### WHAT THE EXERCISE ASKS:
Your task is to output the listing word for word, with pictures excluded.
* Begin *
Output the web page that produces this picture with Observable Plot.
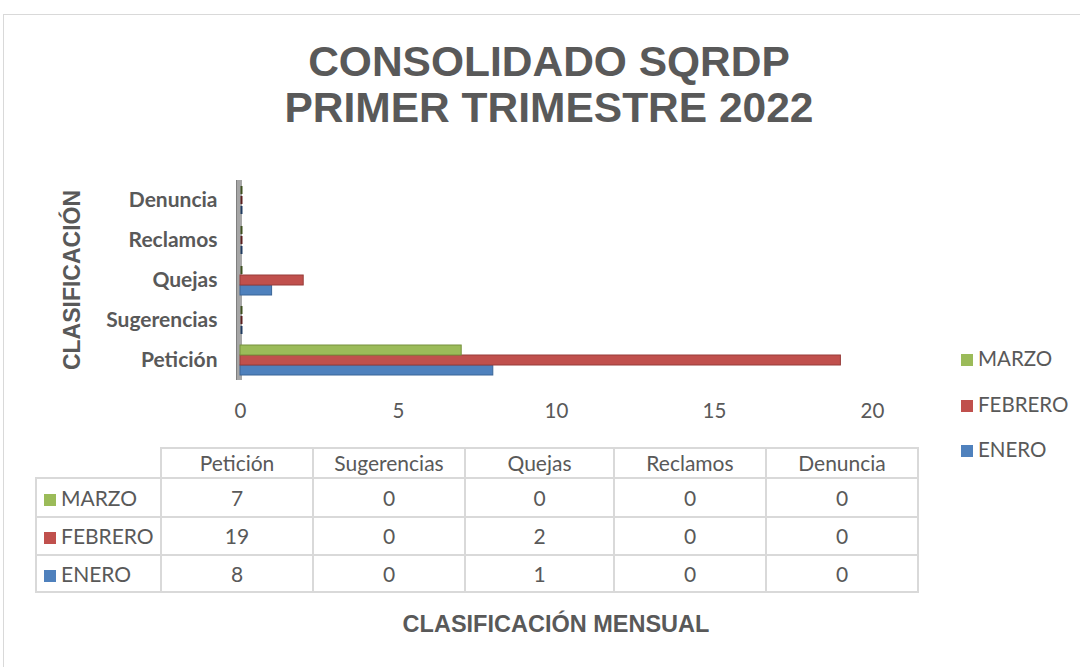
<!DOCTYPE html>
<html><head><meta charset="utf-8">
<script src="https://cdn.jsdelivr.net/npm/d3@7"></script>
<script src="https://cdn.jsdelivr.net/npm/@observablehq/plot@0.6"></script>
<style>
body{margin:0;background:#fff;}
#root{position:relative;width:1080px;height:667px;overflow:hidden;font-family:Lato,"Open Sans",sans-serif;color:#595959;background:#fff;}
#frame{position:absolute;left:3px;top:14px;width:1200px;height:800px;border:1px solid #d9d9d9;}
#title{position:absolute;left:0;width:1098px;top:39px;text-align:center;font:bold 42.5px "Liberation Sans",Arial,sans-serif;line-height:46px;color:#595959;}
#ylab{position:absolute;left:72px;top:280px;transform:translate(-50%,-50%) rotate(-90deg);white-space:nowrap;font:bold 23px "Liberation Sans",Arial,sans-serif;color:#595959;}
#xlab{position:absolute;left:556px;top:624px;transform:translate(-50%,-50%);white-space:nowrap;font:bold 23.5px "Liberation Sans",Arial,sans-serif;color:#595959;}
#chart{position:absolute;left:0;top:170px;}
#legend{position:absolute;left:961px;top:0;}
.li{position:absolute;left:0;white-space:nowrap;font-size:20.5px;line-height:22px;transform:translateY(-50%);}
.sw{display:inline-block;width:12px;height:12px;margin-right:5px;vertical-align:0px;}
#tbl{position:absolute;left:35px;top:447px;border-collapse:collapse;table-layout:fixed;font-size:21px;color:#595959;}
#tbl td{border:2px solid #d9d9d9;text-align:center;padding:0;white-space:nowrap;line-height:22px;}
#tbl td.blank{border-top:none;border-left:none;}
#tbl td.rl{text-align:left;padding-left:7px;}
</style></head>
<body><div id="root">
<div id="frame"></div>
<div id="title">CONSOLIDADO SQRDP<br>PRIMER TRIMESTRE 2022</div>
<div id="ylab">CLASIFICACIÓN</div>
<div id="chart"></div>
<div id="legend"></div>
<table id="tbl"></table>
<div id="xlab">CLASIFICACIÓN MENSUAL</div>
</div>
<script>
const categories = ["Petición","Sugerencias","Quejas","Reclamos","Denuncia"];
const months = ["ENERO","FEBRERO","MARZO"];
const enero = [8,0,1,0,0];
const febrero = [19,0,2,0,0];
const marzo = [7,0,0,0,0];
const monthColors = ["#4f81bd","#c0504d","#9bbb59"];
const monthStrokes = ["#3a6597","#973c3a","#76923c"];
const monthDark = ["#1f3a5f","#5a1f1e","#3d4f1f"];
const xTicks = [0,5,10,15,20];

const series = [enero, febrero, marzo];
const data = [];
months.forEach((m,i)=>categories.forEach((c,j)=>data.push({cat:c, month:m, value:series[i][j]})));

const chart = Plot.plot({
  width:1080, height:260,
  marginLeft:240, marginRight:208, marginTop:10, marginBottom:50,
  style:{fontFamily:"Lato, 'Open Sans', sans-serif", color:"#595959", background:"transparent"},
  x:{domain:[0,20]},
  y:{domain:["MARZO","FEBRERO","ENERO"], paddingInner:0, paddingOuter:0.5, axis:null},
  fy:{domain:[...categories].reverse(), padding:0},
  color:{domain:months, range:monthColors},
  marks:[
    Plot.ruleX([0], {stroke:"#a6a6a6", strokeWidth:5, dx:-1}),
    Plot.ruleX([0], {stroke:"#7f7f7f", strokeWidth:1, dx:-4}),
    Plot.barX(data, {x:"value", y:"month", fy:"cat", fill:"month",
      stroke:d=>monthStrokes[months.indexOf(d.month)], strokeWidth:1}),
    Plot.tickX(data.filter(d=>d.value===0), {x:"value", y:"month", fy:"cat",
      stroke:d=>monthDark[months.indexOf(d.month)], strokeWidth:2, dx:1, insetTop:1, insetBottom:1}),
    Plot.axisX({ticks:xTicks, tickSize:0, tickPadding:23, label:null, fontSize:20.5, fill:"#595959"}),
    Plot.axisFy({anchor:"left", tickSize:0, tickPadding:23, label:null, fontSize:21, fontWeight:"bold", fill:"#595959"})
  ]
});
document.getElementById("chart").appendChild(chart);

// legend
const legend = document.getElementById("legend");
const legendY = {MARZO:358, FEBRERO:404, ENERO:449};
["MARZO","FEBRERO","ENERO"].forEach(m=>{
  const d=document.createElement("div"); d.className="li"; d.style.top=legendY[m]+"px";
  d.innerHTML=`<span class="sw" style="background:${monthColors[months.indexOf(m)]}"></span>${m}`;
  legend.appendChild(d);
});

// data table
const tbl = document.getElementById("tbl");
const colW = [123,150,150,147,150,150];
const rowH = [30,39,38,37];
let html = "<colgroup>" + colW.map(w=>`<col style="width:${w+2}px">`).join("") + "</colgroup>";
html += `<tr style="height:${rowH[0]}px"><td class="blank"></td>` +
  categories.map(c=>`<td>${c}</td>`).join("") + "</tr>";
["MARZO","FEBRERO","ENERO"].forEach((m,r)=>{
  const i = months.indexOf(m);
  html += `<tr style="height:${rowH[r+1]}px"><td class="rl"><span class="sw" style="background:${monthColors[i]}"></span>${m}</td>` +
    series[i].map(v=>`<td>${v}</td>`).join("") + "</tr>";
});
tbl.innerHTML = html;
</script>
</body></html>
* End *
### ANSWER TO THE TASK:
Output the web page that produces this picture with Observable Plot.
<!DOCTYPE html>
<html><head><meta charset="utf-8">
<script src="https://cdn.jsdelivr.net/npm/d3@7"></script>
<script src="https://cdn.jsdelivr.net/npm/@observablehq/plot@0.6"></script>
<style>
body{margin:0;background:#fff;}
#root{position:relative;width:1080px;height:667px;overflow:hidden;font-family:Lato,"Open Sans",sans-serif;color:#595959;background:#fff;}
#frame{position:absolute;left:3px;top:14px;width:1200px;height:800px;border:1px solid #d9d9d9;}
#title{position:absolute;left:0;width:1098px;top:39px;text-align:center;font:bold 42.5px "Liberation Sans",Arial,sans-serif;line-height:46px;color:#595959;}
#ylab{position:absolute;left:72px;top:280px;transform:translate(-50%,-50%) rotate(-90deg);white-space:nowrap;font:bold 23px "Liberation Sans",Arial,sans-serif;color:#595959;}
#xlab{position:absolute;left:556px;top:624px;transform:translate(-50%,-50%);white-space:nowrap;font:bold 23.5px "Liberation Sans",Arial,sans-serif;color:#595959;}
#chart{position:absolute;left:0;top:170px;}
#legend{position:absolute;left:961px;top:0;}
.li{position:absolute;left:0;white-space:nowrap;font-size:20.5px;line-height:22px;transform:translateY(-50%);}
.sw{display:inline-block;width:12px;height:12px;margin-right:5px;vertical-align:0px;}
#tbl{position:absolute;left:35px;top:447px;border-collapse:collapse;table-layout:fixed;font-size:21px;color:#595959;}
#tbl td{border:2px solid #d9d9d9;text-align:center;padding:0;white-space:nowrap;line-height:22px;}
#tbl td.blank{border-top:none;border-left:none;}
#tbl td.rl{text-align:left;padding-left:7px;}
</style></head>
<body><div id="root">
<div id="frame"></div>
<div id="title">CONSOLIDADO SQRDP<br>PRIMER TRIMESTRE 2022</div>
<div id="ylab">CLASIFICACIÓN</div>
<div id="chart"></div>
<div id="legend"></div>
<table id="tbl"></table>
<div id="xlab">CLASIFICACIÓN MENSUAL</div>
</div>
<script>
const categories = ["Petición","Sugerencias","Quejas","Reclamos","Denuncia"];
const months = ["ENERO","FEBRERO","MARZO"];
const enero = [8,0,1,0,0];
const febrero = [19,0,2,0,0];
const marzo = [7,0,0,0,0];
const monthColors = ["#4f81bd","#c0504d","#9bbb59"];
const monthStrokes = ["#3a6597","#973c3a","#76923c"];
const monthDark = ["#1f3a5f","#5a1f1e","#3d4f1f"];
const xTicks = [0,5,10,15,20];

const series = [enero, febrero, marzo];
const data = [];
months.forEach((m,i)=>categories.forEach((c,j)=>data.push({cat:c, month:m, value:series[i][j]})));

const chart = Plot.plot({
  width:1080, height:260,
  marginLeft:240, marginRight:208, marginTop:10, marginBottom:50,
  style:{fontFamily:"Lato, 'Open Sans', sans-serif", color:"#595959", background:"transparent"},
  x:{domain:[0,20]},
  y:{domain:["MARZO","FEBRERO","ENERO"], paddingInner:0, paddingOuter:0.5, axis:null},
  fy:{domain:[...categories].reverse(), padding:0},
  color:{domain:months, range:monthColors},
  marks:[
    Plot.ruleX([0], {stroke:"#a6a6a6", strokeWidth:5, dx:-1}),
    Plot.ruleX([0], {stroke:"#7f7f7f", strokeWidth:1, dx:-4}),
    Plot.barX(data, {x:"value", y:"month", fy:"cat", fill:"month",
      stroke:d=>monthStrokes[months.indexOf(d.month)], strokeWidth:1}),
    Plot.tickX(data.filter(d=>d.value===0), {x:"value", y:"month", fy:"cat",
      stroke:d=>monthDark[months.indexOf(d.month)], strokeWidth:2, dx:1, insetTop:1, insetBottom:1}),
    Plot.axisX({ticks:xTicks, tickSize:0, tickPadding:23, label:null, fontSize:20.5, fill:"#595959"}),
    Plot.axisFy({anchor:"left", tickSize:0, tickPadding:23, label:null, fontSize:21, fontWeight:"bold", fill:"#595959"})
  ]
});
document.getElementById("chart").appendChild(chart);

// legend
const legend = document.getElementById("legend");
const legendY = {MARZO:358, FEBRERO:404, ENERO:449};
["MARZO","FEBRERO","ENERO"].forEach(m=>{
  const d=document.createElement("div"); d.className="li"; d.style.top=legendY[m]+"px";
  d.innerHTML=`<span class="sw" style="background:${monthColors[months.indexOf(m)]}"></span>${m}`;
  legend.appendChild(d);
});

// data table
const tbl = document.getElementById("tbl");
const colW = [123,150,150,147,150,150];
const rowH = [30,39,38,37];
let html = "<colgroup>" + colW.map(w=>`<col style="width:${w+2}px">`).join("") + "</colgroup>";
html += `<tr style="height:${rowH[0]}px"><td class="blank"></td>` +
  categories.map(c=>`<td>${c}</td>`).join("") + "</tr>";
["MARZO","FEBRERO","ENERO"].forEach((m,r)=>{
  const i = months.indexOf(m);
  html += `<tr style="height:${rowH[r+1]}px"><td class="rl"><span class="sw" style="background:${monthColors[i]}"></span>${m}</td>` +
    series[i].map(v=>`<td>${v}</td>`).join("") + "</tr>";
});
tbl.innerHTML = html;
</script>
</body></html>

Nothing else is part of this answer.